The speed, scalability, and universal pipeline access of TidScene pose-caches were a success, but also put Pixar back into a place where we had multiple, competing systems for creating composed scene description, with different semantics, API’s, and places in the pipeline where they could be used. The mandate for the USD project, initiated in 2012, was to marry the (recently redesigned and improved) composition engine and low-level data model from Presto with the lazy-access, time-sampled data model and lightweight scenegraph from TidScene. USD delivers an all-new scenegraph that sits on top of the very same composition engine that Presto uses, and has introduced parallel computation into all levels of the scene description and composition core.

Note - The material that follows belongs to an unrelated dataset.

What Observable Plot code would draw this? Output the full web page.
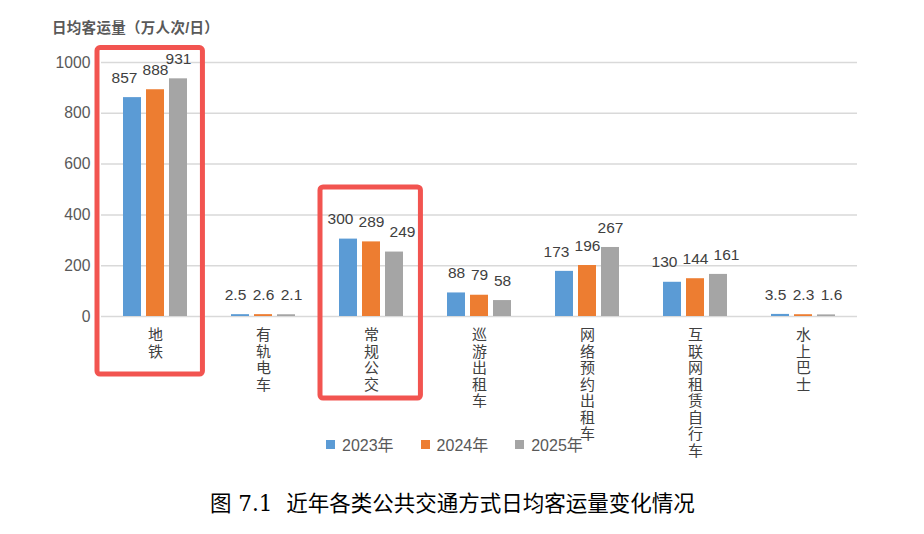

A key component of the USD project was the development of a modern, scalable rendering architecture, dubbed Hydra, initially deployed with what would become known as the Storm high-performance rasterizing renderer. Hydra ships as part of the USD project because it adds tremendous value to USD adoption in a pipeline and is used in all our plugins; it also provides a benchmark and reference for how to leverage USD’s multithreading for fast scene loading and imaging, as well as updating efficiently in response to dynamic edits to a live UsdStage. However, Hydra is a product in its own right, and already has other direct front-end couplings other than USD (including Presto and Maya, Katana, and Houdini plugins), and has grown beyond its original OpenGL-inspired architecture to service other render delegates, such as path-tracers.